Farhadi worked in theater before moving into films a decade ago. His close attention to character and performance (developed over several weeks’ pre production rehearsal) has the acuity sported by contemporary playwrights like Kenneth Lonergan and Theresa Rebeck, fitted to a distinctly cinematic urgency of pace and image. None of the protagonists would likely consider themselves highly political. Yet the class differences and overlapping pressures experienced by both the white- and blue-collar couples here reveal a great deal about how a fissuring system is failing ordinary citizens, whether governmentally, economically, or ideologically.
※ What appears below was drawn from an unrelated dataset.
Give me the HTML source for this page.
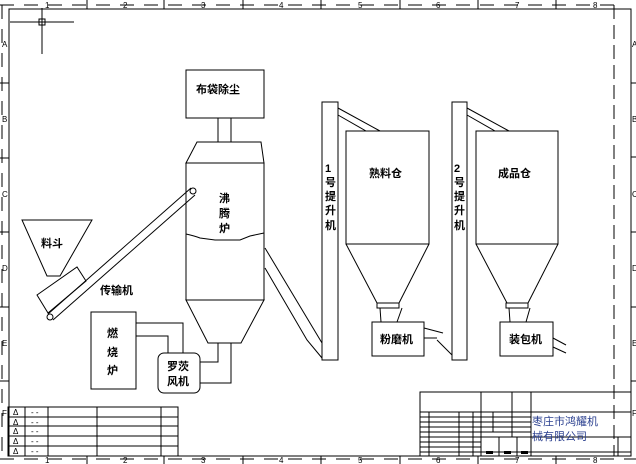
<!DOCTYPE html>
<html><head><meta charset="utf-8"><style>
html,body{margin:0;padding:0;background:#fff;}
svg{display:block;}
text{font-family:"Liberation Sans","Noto Sans CJK SC",sans-serif;font-size:11px;font-weight:bold;fill:#000;}
.s{font-size:8px;font-weight:normal;}
</style></head><body>
<svg width="636" height="464" viewBox="0 0 636 464" xmlns="http://www.w3.org/2000/svg" fill="none" stroke="#000" stroke-width="1">
<!-- frame -->
<rect x="9" y="9" width="622" height="447"/>
<line x1="614" y1="5" x2="614" y2="456" stroke-dasharray="14,6"/>
<line x1="602" y1="5" x2="614" y2="5"/>
<line x1="2" y1="5" x2="2" y2="458" stroke-dasharray="14,10"/>
<line x1="0" y1="5" x2="614" y2="5" stroke-dasharray="14,10"/>
<line x1="0" y1="459" x2="636" y2="459" stroke-dasharray="14,10"/>
<g>
<line x1="87" y1="0" x2="87" y2="9"/><line x1="164" y1="0" x2="164" y2="9"/><line x1="243" y1="0" x2="243" y2="9"/><line x1="321" y1="0" x2="321" y2="9"/><line x1="400" y1="0" x2="400" y2="9"/><line x1="478" y1="0" x2="478" y2="9"/><line x1="556" y1="0" x2="556" y2="9"/>
<line x1="87" y1="456" x2="87" y2="464"/><line x1="164" y1="456" x2="164" y2="464"/><line x1="243" y1="456" x2="243" y2="464"/><line x1="321" y1="456" x2="321" y2="464"/><line x1="400" y1="456" x2="400" y2="464"/><line x1="478" y1="456" x2="478" y2="464"/><line x1="556" y1="456" x2="556" y2="464"/>
<line x1="0" y1="83" x2="9" y2="83"/><line x1="0" y1="158" x2="9" y2="158"/><line x1="0" y1="232" x2="9" y2="232"/><line x1="0" y1="307" x2="9" y2="307"/><line x1="0" y1="381" x2="9" y2="381"/>
<line x1="631" y1="83" x2="636" y2="83"/><line x1="631" y1="157" x2="636" y2="157"/><line x1="631" y1="232" x2="636" y2="232"/><line x1="631" y1="307" x2="636" y2="307"/><line x1="631" y1="381" x2="636" y2="381"/>
</g>
<g stroke="none">
<text class="s" x="45" y="8">1</text><text class="s" x="123" y="8">2</text><text class="s" x="201" y="8">3</text><text class="s" x="279" y="8">4</text><text class="s" x="358" y="8">5</text><text class="s" x="436" y="8">6</text><text class="s" x="515" y="8">7</text><text class="s" x="593" y="8">8</text>
<text class="s" x="45" y="463">1</text><text class="s" x="123" y="463">2</text><text class="s" x="201" y="463">3</text><text class="s" x="279" y="463">4</text><text class="s" x="358" y="463">5</text><text class="s" x="436" y="463">6</text><text class="s" x="515" y="463">7</text><text class="s" x="593" y="463">8</text>
<text class="s" x="2" y="47">A</text><text class="s" x="2" y="122">B</text><text class="s" x="2" y="197">C</text><text class="s" x="2" y="271">D</text><text class="s" x="2" y="346">E</text><text class="s" x="2" y="416">F</text>
<text class="s" x="632" y="47">A</text><text class="s" x="632" y="122">B</text><text class="s" x="632" y="197">C</text><text class="s" x="632" y="271">D</text><text class="s" x="632" y="346">E</text><text class="s" x="632" y="416">F</text>
</g>
<!-- crosshair -->
<line x1="10" y1="22" x2="74" y2="22"/><line x1="42" y1="8" x2="42" y2="54"/><rect x="39" y="19" width="6" height="6"/>

<!-- dust collector -->
<rect x="186" y="70" width="78" height="48"/>
<line x1="218" y1="118" x2="218" y2="142"/><line x1="231" y1="118" x2="231" y2="142"/>
<polygon points="197,142 261,142 264,163 186,163"/>
<rect x="186" y="163" width="78" height="137"/>
<path d="M186,234 Q195,236 200,238 L215,240 L240,240 L250,236 L264,233"/>
<polygon points="186,300 264,300 241,343 208,343"/>
<polyline points="218,343 218,362 200,362"/><polyline points="231,343 231,383 200,383"/>
<rect x="158" y="353" width="42" height="40" rx="6"/>
<rect x="91" y="312" width="45" height="77"/>
<polyline points="136,323 183,323 183,353"/><polyline points="136,336 168,336 168,353"/>
<!-- hopper & conveyor -->
<polygon points="22,220 92,220 60,276 47,276"/>
<polygon points="37,295 77,267 86,281 48,313"/>
<line x1="48" y1="314" x2="191" y2="188"/><line x1="53" y1="320" x2="195" y2="195"/>
<circle cx="50" cy="317" r="3" fill="#fff"/><circle cx="193" cy="191" r="3" fill="#fff"/>
<!-- pipe to elevator 1 -->
<line x1="265" y1="248" x2="322" y2="343"/><polyline points="265,268 307,340 322,358"/>
<!-- elevator 1 -->
<rect x="322" y="102" width="16" height="258"/>
<line x1="338" y1="108" x2="380" y2="131"/><line x1="338" y1="115" x2="366" y2="131"/>
<rect x="346" y="131" width="83" height="113"/>
<polyline points="346,244 377,303"/><polyline points="429,244 399,303"/>
<rect x="377" y="303" width="22" height="5"/>
<line x1="380" y1="308" x2="381" y2="322"/><line x1="402" y1="308" x2="397" y2="322"/>
<rect x="372" y="322" width="52" height="34"/>
<line x1="424" y1="328" x2="443" y2="333"/><polyline points="424,338 437,338"/><polyline points="437,340 452,355"/>
<!-- elevator 2 -->
<rect x="452" y="102" width="15" height="258"/>
<line x1="467" y1="108" x2="509" y2="131"/><line x1="467" y1="115" x2="495" y2="131"/>
<rect x="476" y="131" width="82" height="113"/>
<polyline points="476,244 507,303"/><polyline points="558,244 528,303"/>
<rect x="506" y="303" width="22" height="5"/>
<line x1="509" y1="308" x2="510" y2="322"/><line x1="530" y1="308" x2="526" y2="322"/>
<rect x="500" y="322" width="53" height="34"/>
<line x1="553" y1="338" x2="566" y2="345"/><line x1="553" y1="347" x2="566" y2="353"/>

<!-- left table -->
<rect x="8" y="407" width="170" height="49"/>
<line x1="8" y1="417" x2="178" y2="417"/><line x1="8" y1="426" x2="178" y2="426"/><line x1="8" y1="436" x2="178" y2="436"/><line x1="8" y1="446" x2="178" y2="446"/>
<line x1="25" y1="407" x2="25" y2="456"/><line x1="48" y1="407" x2="48" y2="456"/><line x1="97" y1="407" x2="97" y2="456"/><line x1="161" y1="407" x2="161" y2="456"/>
<g stroke="none" fill="#000">
<text class="s" x="13" y="415">Δ</text><text class="s" x="13" y="425">Δ</text><text class="s" x="13" y="434">Δ</text><text class="s" x="13" y="444">Δ</text><text class="s" x="13" y="454">Δ</text>
<text class="s" x="31" y="415">- -</text><text class="s" x="31" y="425">- -</text><text class="s" x="31" y="434">- -</text><text class="s" x="31" y="444">- -</text><text class="s" x="31" y="454">- -</text>
</g>
<!-- title block -->
<rect x="420" y="392" width="211" height="64"/>
<line x1="420" y1="412" x2="631" y2="412"/>
<line x1="481" y1="392" x2="481" y2="456"/><line x1="512" y1="392" x2="512" y2="437"/><line x1="531" y1="392" x2="531" y2="456"/>
<g>
<line x1="420" y1="417" x2="531" y2="417"/><line x1="420" y1="422" x2="531" y2="422"/><line x1="420" y1="427" x2="531" y2="427"/><line x1="420" y1="432" x2="531" y2="432"/><line x1="420" y1="437" x2="631" y2="437"/><line x1="420" y1="442" x2="481" y2="442"/><line x1="420" y1="447" x2="481" y2="447"/><line x1="420" y1="452" x2="631" y2="452"/>
<line x1="429" y1="412" x2="429" y2="456"/><line x1="459" y1="412" x2="459" y2="456"/><line x1="473" y1="412" x2="473" y2="456"/><line x1="493" y1="412" x2="493" y2="432"/>
<line x1="499" y1="437" x2="499" y2="456"/><line x1="517" y1="437" x2="517" y2="456"/><line x1="618" y1="437" x2="618" y2="456"/>
</g>
<g stroke="none" fill="#000"><rect x="486" y="451" width="7" height="3"/><rect x="504" y="451" width="7" height="3"/><rect x="521" y="451" width="7" height="3"/></g>
<g stroke="none">
<text x="532" y="425" style="font-weight:normal;fill:#2a3f8f;font-size:11px">枣庄市鸿耀机</text>
<text x="532" y="440" style="font-weight:normal;fill:#2a3f8f;font-size:11px">械有限公司</text>
<text x="196" y="93">布袋除尘</text>
<text x="219" y="202">沸</text><text x="219" y="217">腾</text><text x="219" y="232">炉</text>
<text x="41" y="247">料斗</text>
<text x="100" y="294">传输机</text>
<text x="107" y="337">燃</text><text x="107" y="356">烧</text><text x="107" y="374">炉</text>
<text x="167" y="370">罗茨</text><text x="167" y="385">风机</text>
<text x="325" y="172">1</text><text x="325" y="186">号</text><text x="325" y="200">提</text><text x="325" y="214">升</text><text x="325" y="229">机</text>
<text x="454" y="172">2</text><text x="454" y="186">号</text><text x="454" y="200">提</text><text x="454" y="214">升</text><text x="454" y="229">机</text>
<text x="369" y="177">熟料仓</text>
<text x="498" y="177">成品仓</text>
<text x="380" y="343">粉磨机</text>
<text x="509" y="343">装包机</text>
</g>
</svg>
</body></html>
There are moments that risk pushing plot mechanizations too far, and the use of both families’ children (esp. the director’s daughter, who looks of voting age while playing an 11-year-old) as silent, accusatory watchers of adult folly borders on cliché. But A Separation pulls off something very intricate with deceptive simplicity, offering a sort of integrated Rashomon (1950) in which every participant’s viewpoint as the wronged party is right — yet in conflict with every other. The escalating tensions that result pull you toward a resolution that might bang or whimper, but even there Farhadi springs the kind of high-wire trick that might seem pretentious or a cop-out in any film less exacting in its juggling act.
A SEPARATION opens Fri/20 in San Francisco.